Reproduce the material word for word; the images stay out.

══════════

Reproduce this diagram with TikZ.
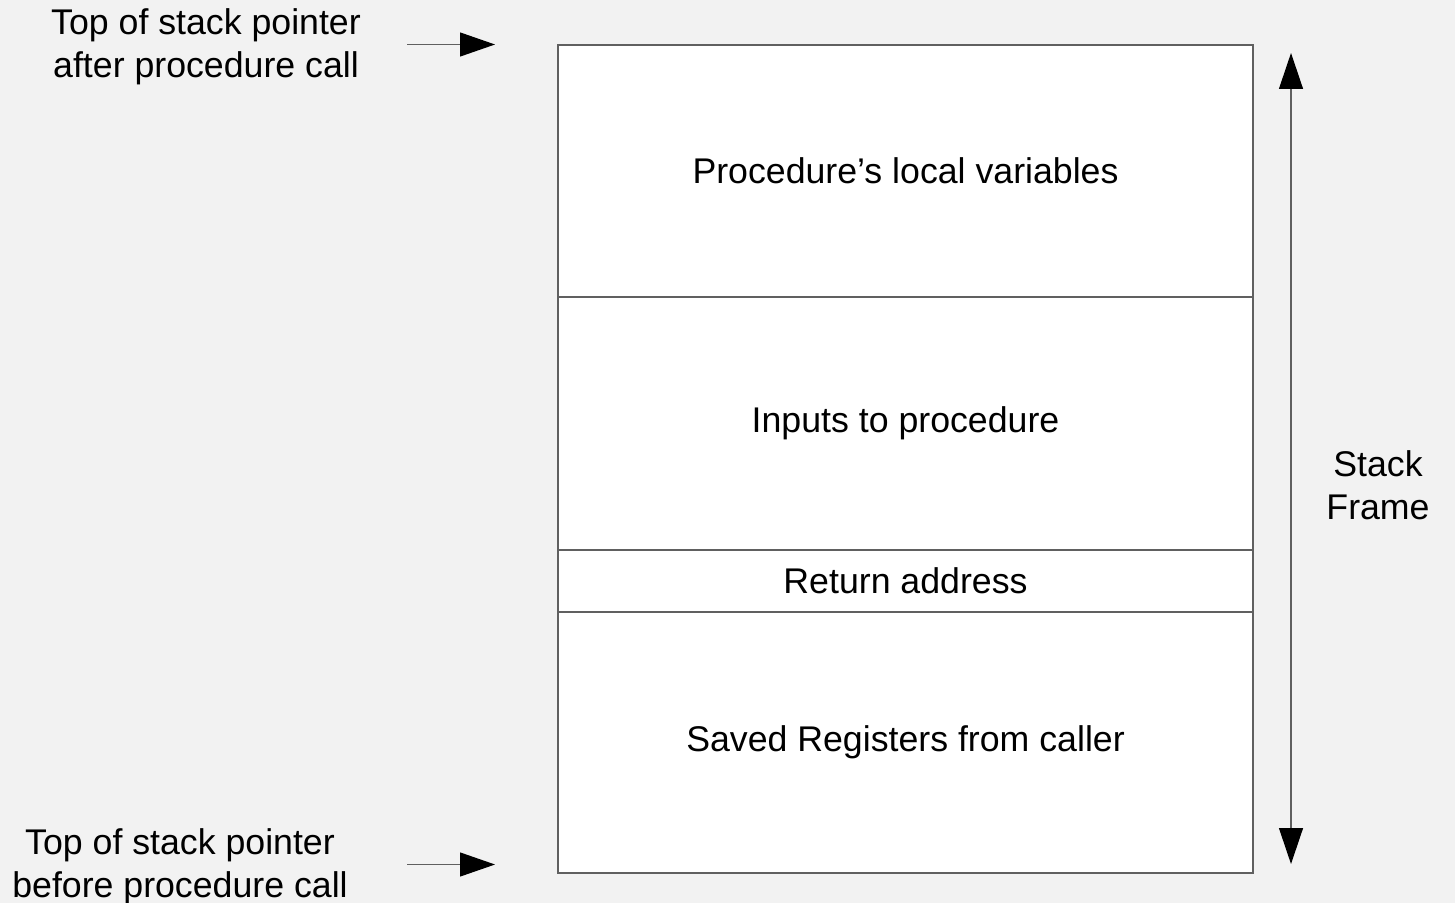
\documentclass[tikz,border=0pt]{standalone}
\usepackage{fontspec}
\setmainfont{Liberation Sans}
\usepackage{xcolor}
\usetikzlibrary{arrows.meta}
\usetikzlibrary{positioning}

\definecolor{pagebg}{RGB}{242,242,242}
\definecolor{edgegray}{RGB}{96,96,96}

\tikzset{
  cell/.style={draw=edgegray, fill=white, line width=0.6pt, minimum width=347.5pt, inner sep=0pt, outer sep=0pt, font=\fontsize{17.85}{21.5}\selectfont},
  lbl/.style={align=center, inner sep=0pt, font=\fontsize{17.85}{21.5}\selectfont},
  ptr/.style={draw=edgegray, line width=0.6pt, -{Triangle[length=17.5pt,width=12pt,color=black]}},
  span/.style={draw=edgegray, line width=0.6pt, {Triangle[length=18pt,width=12pt,color=black]}-{Triangle[length=18pt,width=12pt,color=black]}}
}

\begin{document}
\begin{tikzpicture}[x=0.5pt,y=0.5pt,yscale=-1,xscale=1]
  %background, sets the size of the diagram
  \fill [pagebg] (0,0) rectangle (1455,903);
  \useasboundingbox (0,0) rectangle (1455,903);

  %Rect: stack frame cells
  \node [cell, anchor=north west, minimum height=126pt] (locals) at (558,45) {Procedure’s local variables};
  \node [cell, below=0pt of locals, minimum height=126.5pt] (inputs) {Inputs to procedure};
  \node [cell, below=0pt of inputs, minimum height=31pt] (retaddr) {Return address};
  \node [cell, below=0pt of retaddr, minimum height=130.5pt] (saved) {Saved Registers from caller};

  % Text Node
  \node [lbl] (toplbl) at (206,47) {Top of stack pointer\\after procedure call};
  % Text Node
  \node [lbl] (botlbl) at (180,866.5) {Top of stack pointer\\before procedure call};
  % Text Node
  \node [lbl] (framelbl) at (1378,485) {Stack\\Frame};

  %Straight Lines
  \coordinate (topfrom) at (407,44.5);
  \coordinate (topto) at (495,44.5);
  \draw [ptr] (topfrom) -- (topto);
  %Straight Lines
  \coordinate (botfrom) at (407,864.5);
  \coordinate (botto) at (495,864.5);
  \draw [ptr] (botfrom) -- (botto);
  %Straight Lines
  \coordinate (spantop) at (1291,53);
  \coordinate (spanbot) at (1291,864);
  \draw [span] (spantop) -- (spanbot);
\end{tikzpicture}
\end{document}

══════════

#### [SOLUTION FOR THIS PROBLEM]
Reproduce this diagram with TikZ.
\documentclass[tikz,border=0pt]{standalone}
\usepackage{fontspec}
\setmainfont{Liberation Sans}
\usepackage{xcolor}
\usetikzlibrary{arrows.meta}
\usetikzlibrary{positioning}

\definecolor{pagebg}{RGB}{242,242,242}
\definecolor{edgegray}{RGB}{96,96,96}

\tikzset{
  cell/.style={draw=edgegray, fill=white, line width=0.6pt, minimum width=347.5pt, inner sep=0pt, outer sep=0pt, font=\fontsize{17.85}{21.5}\selectfont},
  lbl/.style={align=center, inner sep=0pt, font=\fontsize{17.85}{21.5}\selectfont},
  ptr/.style={draw=edgegray, line width=0.6pt, -{Triangle[length=17.5pt,width=12pt,color=black]}},
  span/.style={draw=edgegray, line width=0.6pt, {Triangle[length=18pt,width=12pt,color=black]}-{Triangle[length=18pt,width=12pt,color=black]}}
}

\begin{document}
\begin{tikzpicture}[x=0.5pt,y=0.5pt,yscale=-1,xscale=1]
  %background, sets the size of the diagram
  \fill [pagebg] (0,0) rectangle (1455,903);
  \useasboundingbox (0,0) rectangle (1455,903);

  %Rect: stack frame cells
  \node [cell, anchor=north west, minimum height=126pt] (locals) at (558,45) {Procedure’s local variables};
  \node [cell, below=0pt of locals, minimum height=126.5pt] (inputs) {Inputs to procedure};
  \node [cell, below=0pt of inputs, minimum height=31pt] (retaddr) {Return address};
  \node [cell, below=0pt of retaddr, minimum height=130.5pt] (saved) {Saved Registers from caller};

  % Text Node
  \node [lbl] (toplbl) at (206,47) {Top of stack pointer\\after procedure call};
  % Text Node
  \node [lbl] (botlbl) at (180,866.5) {Top of stack pointer\\before procedure call};
  % Text Node
  \node [lbl] (framelbl) at (1378,485) {Stack\\Frame};

  %Straight Lines
  \coordinate (topfrom) at (407,44.5);
  \coordinate (topto) at (495,44.5);
  \draw [ptr] (topfrom) -- (topto);
  %Straight Lines
  \coordinate (botfrom) at (407,864.5);
  \coordinate (botto) at (495,864.5);
  \draw [ptr] (botfrom) -- (botto);
  %Straight Lines
  \coordinate (spantop) at (1291,53);
  \coordinate (spanbot) at (1291,864);
  \draw [span] (spantop) -- (spanbot);
\end{tikzpicture}
\end{document}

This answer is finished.